Material:
☆ ☆ ☆ ☆ ☆ ☆ ☆

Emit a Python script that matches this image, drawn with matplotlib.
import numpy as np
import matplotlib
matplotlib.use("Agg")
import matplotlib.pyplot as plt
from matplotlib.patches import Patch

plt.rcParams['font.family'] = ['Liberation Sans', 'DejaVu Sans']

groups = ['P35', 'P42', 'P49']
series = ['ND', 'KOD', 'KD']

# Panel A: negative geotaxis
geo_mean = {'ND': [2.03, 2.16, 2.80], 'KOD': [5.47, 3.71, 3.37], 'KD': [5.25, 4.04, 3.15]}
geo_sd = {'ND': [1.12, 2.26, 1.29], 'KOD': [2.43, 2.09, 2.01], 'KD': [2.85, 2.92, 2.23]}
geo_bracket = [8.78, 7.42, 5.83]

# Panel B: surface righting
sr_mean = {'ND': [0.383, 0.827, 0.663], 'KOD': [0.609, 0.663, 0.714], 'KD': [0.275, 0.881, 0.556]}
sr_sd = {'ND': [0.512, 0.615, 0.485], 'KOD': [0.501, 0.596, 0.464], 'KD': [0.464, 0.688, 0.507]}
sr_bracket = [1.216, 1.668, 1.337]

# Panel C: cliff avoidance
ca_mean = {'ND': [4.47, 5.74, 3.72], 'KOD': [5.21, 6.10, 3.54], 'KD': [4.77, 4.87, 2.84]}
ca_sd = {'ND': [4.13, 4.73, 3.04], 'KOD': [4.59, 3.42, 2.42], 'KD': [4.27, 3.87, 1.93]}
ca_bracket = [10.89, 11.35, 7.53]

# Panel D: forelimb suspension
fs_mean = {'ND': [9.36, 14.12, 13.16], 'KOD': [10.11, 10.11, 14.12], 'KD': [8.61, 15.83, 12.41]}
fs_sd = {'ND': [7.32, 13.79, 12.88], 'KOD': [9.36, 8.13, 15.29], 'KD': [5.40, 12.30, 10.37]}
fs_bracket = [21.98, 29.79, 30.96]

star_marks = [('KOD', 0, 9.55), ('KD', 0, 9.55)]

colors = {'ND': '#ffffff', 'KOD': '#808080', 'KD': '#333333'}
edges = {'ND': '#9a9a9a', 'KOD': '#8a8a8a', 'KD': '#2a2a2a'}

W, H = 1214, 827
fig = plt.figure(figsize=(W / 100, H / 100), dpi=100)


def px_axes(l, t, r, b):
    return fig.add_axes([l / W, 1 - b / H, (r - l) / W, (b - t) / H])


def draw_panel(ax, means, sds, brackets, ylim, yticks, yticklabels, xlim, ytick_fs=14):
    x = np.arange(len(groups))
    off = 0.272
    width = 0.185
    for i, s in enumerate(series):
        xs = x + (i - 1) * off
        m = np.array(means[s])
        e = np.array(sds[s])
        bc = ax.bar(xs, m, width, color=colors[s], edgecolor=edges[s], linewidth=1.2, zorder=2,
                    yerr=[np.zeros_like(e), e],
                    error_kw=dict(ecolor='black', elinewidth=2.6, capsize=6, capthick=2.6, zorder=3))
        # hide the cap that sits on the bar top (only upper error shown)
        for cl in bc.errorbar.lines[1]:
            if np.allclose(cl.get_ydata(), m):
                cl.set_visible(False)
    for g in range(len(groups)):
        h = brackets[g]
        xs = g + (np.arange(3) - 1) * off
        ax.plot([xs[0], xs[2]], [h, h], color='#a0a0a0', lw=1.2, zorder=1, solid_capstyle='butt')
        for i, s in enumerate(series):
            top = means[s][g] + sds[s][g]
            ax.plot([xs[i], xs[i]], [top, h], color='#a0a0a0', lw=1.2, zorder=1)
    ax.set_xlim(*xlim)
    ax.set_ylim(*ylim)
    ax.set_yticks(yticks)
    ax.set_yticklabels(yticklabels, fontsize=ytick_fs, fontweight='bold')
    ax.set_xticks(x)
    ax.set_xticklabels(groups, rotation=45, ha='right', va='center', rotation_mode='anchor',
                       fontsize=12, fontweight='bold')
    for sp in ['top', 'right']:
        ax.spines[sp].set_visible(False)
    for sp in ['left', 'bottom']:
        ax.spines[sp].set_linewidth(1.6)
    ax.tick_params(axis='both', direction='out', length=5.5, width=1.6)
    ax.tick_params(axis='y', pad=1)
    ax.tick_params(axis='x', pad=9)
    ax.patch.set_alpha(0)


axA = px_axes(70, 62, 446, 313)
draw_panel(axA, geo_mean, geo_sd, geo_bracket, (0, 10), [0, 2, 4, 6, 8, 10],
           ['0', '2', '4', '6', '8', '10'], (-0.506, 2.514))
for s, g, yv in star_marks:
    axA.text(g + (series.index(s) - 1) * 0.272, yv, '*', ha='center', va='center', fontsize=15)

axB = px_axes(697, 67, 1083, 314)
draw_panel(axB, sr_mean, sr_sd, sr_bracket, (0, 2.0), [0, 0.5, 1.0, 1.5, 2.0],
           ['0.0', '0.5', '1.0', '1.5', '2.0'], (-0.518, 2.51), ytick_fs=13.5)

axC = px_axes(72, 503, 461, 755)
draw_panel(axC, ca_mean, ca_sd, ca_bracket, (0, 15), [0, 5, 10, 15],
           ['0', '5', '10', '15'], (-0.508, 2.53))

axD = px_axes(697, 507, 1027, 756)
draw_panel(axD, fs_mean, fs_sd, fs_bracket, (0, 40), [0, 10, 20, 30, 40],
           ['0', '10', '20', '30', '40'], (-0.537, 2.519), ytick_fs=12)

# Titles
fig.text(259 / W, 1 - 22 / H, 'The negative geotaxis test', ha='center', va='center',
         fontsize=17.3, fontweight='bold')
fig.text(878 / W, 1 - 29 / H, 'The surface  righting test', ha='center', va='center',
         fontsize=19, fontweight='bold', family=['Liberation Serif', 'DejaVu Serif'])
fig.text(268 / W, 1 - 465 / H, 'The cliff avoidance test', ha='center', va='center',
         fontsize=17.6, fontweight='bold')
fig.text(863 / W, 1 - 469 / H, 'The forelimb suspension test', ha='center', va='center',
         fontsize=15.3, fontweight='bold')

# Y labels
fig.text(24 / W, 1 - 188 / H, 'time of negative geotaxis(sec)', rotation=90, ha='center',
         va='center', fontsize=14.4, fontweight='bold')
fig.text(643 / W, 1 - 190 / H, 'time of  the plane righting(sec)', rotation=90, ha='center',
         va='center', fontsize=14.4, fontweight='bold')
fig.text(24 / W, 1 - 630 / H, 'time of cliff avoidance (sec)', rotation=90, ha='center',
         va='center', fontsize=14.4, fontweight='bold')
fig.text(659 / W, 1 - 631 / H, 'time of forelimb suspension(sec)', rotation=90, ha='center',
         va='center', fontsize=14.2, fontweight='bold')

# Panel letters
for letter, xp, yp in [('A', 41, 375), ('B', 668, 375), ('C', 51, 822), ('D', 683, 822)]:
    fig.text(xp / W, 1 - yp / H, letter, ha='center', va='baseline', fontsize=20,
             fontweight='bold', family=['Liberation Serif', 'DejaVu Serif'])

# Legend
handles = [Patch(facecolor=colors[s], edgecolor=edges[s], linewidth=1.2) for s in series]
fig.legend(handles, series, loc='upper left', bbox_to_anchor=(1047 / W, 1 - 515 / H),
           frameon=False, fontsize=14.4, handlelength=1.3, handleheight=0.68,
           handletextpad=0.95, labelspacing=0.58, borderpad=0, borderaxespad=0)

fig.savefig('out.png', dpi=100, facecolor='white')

☆ ☆ ☆ ☆ ☆ ☆ ☆

Exercise directions:
Starting with the first line of the data above, copy each line exactly until you reach the line with "ca_bracket = [10.89, 11.35, 7.53]"; include that line as well.

Solution to the problem:
Emit a Python script that matches this image, drawn with matplotlib.
import numpy as np
import matplotlib
matplotlib.use("Agg")
import matplotlib.pyplot as plt
from matplotlib.patches import Patch

plt.rcParams['font.family'] = ['Liberation Sans', 'DejaVu Sans']

groups = ['P35', 'P42', 'P49']
series = ['ND', 'KOD', 'KD']

# Panel A: negative geotaxis
geo_mean = {'ND': [2.03, 2.16, 2.80], 'KOD': [5.47, 3.71, 3.37], 'KD': [5.25, 4.04, 3.15]}
geo_sd = {'ND': [1.12, 2.26, 1.29], 'KOD': [2.43, 2.09, 2.01], 'KD': [2.85, 2.92, 2.23]}
geo_bracket = [8.78, 7.42, 5.83]

# Panel B: surface righting
sr_mean = {'ND': [0.383, 0.827, 0.663], 'KOD': [0.609, 0.663, 0.714], 'KD': [0.275, 0.881, 0.556]}
sr_sd = {'ND': [0.512, 0.615, 0.485], 'KOD': [0.501, 0.596, 0.464], 'KD': [0.464, 0.688, 0.507]}
sr_bracket = [1.216, 1.668, 1.337]

# Panel C: cliff avoidance
ca_mean = {'ND': [4.47, 5.74, 3.72], 'KOD': [5.21, 6.10, 3.54], 'KD': [4.77, 4.87, 2.84]}
ca_sd = {'ND': [4.13, 4.73, 3.04], 'KOD': [4.59, 3.42, 2.42], 'KD': [4.27, 3.87, 1.93]}
ca_bracket = [10.89, 11.35, 7.53]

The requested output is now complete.